Acaso superado con nuevas aportaciones, El laberinto de la soledad marcó un antes y un después en la interpretación de lo mexicano. Decisivo en mi formación, me permitió pensar -y descifrar- el machismo que campeaba de arriba abajo en la vida familiar, intelectual, política y social hasta bien entrado este siglo XXI. Bastaba ver las películas locales para comprobar lo que trasladó Carlos Fuentes a su narrativa. Al hallar piezas faltantes para entender la hipocresía y el ninguneo supe que era mi curiosidad intelectual la causa de sentirme “fuera de lugar”. Lo vi con claridad gracias a que “Alguien”, un gran escritor, se atrevió con la verdad; es decir, le puso nombre y relato a eso que hiere hasta el alma y que, en nuestros medios terribles, se practica como si no tuviera consecuencias terribles.
Leyendo a profundidad “Máscaras mexicanas” supe también que se trasmite el ninguneo como parte de la “normalidad”. Paz se aventuró con el trasfondo del disimulo y del mundo de los Don Nadie, así como con la práctica del disfraz y la costumbre de las máscaras que abultan el mar de fondo que subyace en el discutido dilema de la falta de identidad de los mexicanos.
Lo considero el más actual y notable de nuestros escritores. Aun en lo releído encuentro algo nuevo y esclarecedor, lo que me permite entender por qué era blanco de tantos ataques y envidias de sus coetáneos. No olvido cómo sus detractores pretendían ningunearlo, desacreditarlo, devaluar su obra y hasta quemar su figura en bulto, como los entonces Judas de cartón. El día que se anunció el Premio Nobel presencié en Nueva York la furibunda reacción de más de dos “muy reconocidos” que perdieron la compostura al escuchar la noticia. Monterroso gritaba en el lobby del hotel que Paz era un “miserable” y la peor persona del mundo. (Inútil decir que no se le daba el Nobel por “buena persona”, sino por su excelente literatura).
Ninguneo, mezquindad y envidia podrían integrar una trilogía de las bajezas humanas. Ante la adversidad actual del medio cultural, considero oportuno señalar que la mirada del Ninguneador sabe que el ninguneado existe, pero intencionalmente lo ignora y hace como que no es -no existe- ni produce sombra.

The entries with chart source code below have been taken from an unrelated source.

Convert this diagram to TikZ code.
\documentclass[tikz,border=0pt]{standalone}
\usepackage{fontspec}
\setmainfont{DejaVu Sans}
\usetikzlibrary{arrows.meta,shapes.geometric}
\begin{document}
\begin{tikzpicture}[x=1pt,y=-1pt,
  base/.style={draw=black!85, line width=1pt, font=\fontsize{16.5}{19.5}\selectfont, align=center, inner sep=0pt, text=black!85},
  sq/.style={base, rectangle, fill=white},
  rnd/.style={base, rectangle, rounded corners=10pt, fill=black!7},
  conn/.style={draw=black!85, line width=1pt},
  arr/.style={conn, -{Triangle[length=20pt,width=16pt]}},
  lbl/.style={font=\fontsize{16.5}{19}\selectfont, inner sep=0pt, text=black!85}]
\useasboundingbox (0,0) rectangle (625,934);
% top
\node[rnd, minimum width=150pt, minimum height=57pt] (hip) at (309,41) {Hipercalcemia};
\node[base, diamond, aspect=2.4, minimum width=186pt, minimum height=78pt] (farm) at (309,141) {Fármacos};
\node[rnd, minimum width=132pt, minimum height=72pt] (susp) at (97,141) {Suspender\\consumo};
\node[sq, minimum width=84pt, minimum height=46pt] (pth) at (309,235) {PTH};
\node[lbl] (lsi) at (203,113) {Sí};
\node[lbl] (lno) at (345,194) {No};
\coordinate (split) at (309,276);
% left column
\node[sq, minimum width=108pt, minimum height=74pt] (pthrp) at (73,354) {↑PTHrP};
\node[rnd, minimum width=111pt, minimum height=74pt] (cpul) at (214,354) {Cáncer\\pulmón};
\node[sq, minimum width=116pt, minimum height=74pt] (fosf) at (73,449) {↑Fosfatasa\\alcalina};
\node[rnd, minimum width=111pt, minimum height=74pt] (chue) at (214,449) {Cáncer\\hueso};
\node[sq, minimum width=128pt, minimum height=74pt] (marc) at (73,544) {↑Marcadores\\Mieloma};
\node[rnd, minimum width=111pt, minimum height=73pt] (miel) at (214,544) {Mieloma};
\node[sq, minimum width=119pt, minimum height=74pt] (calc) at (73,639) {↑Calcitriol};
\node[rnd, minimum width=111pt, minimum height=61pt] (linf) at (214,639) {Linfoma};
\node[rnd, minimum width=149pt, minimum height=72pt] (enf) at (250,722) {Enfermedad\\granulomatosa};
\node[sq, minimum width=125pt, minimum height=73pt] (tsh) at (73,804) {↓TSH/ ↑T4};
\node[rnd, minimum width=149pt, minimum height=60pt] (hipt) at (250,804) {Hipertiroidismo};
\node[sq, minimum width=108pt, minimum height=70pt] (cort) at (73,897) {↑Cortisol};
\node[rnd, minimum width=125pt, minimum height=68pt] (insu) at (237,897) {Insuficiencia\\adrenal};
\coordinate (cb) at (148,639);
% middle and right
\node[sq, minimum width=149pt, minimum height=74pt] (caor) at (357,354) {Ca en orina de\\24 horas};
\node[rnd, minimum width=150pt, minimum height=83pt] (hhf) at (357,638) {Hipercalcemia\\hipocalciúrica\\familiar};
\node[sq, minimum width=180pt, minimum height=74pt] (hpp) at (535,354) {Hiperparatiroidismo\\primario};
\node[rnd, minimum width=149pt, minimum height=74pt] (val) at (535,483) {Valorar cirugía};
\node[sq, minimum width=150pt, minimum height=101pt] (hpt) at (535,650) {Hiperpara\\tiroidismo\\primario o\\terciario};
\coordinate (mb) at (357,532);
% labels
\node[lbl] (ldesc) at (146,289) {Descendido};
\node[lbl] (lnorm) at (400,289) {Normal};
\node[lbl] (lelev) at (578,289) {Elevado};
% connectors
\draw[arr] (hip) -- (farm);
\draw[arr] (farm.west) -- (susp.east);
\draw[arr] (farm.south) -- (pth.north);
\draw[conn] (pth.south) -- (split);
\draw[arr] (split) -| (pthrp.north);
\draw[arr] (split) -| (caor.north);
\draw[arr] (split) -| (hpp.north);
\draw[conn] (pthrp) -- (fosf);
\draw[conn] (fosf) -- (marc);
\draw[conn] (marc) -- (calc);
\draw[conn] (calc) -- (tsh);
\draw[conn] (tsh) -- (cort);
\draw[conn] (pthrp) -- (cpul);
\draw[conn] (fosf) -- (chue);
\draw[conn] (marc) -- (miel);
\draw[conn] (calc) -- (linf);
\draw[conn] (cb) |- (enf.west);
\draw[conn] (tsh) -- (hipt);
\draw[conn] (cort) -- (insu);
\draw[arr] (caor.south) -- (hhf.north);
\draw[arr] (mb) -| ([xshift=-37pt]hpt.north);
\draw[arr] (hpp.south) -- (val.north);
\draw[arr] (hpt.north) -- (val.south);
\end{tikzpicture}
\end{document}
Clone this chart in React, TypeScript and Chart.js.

Tampoco está, pero su ausencia/presencia es traspasada por una mirada/estilete que, en realidad, es el más efectivo instrumento del menosprecio. Así lo escribió Octavio Paz:
Sería un error pensar que los demás le impiden existir. Simplemente disimulan su existencia, obran como si no existiera. Lo nulifican, lo anulan, lo ningunean. Es inútil que Ninguno hable, publique libros, pinte cuadros, se ponga de cabeza. Ninguno es la ausencia de nuestras miradas, la pausa de nuestra conversación, la reticencia de nuestro silencio. Es el nombre que olvidamos siempre por una extraña fatalidad, el eterno ausente, el invitado que no invitamos, el hueco que no llenamos. Es una omisión. Y sin embargo, Ninguno está presente siempre. Es nuestro secreto, nuestro crimen y nuestro remordimiento. Por eso el Ninguneador también se ningunea; él es la omisión de Alguien. Y si todos somos Ninguno, no existe ninguno de nosotros. El círculo se cierra y la sombra de Ninguno se extiende sobre México, asfixia al Gesticulador y lo cubre todo. En nuestro territorio, más fuerte que las pirámides y los sacrificios, que las iglesias, los motines y los cantos populares, vuelve a imperar el silencio, anterior a la Historia.
No encuentro mejor ejemplo para este triste fenómeno que aquello que, de Jaime Torres Bodet, gustaba citar con autoridad mi querido don José E. Iturriaga: México es una llanura: el que asoma la cabeza, se la cortan.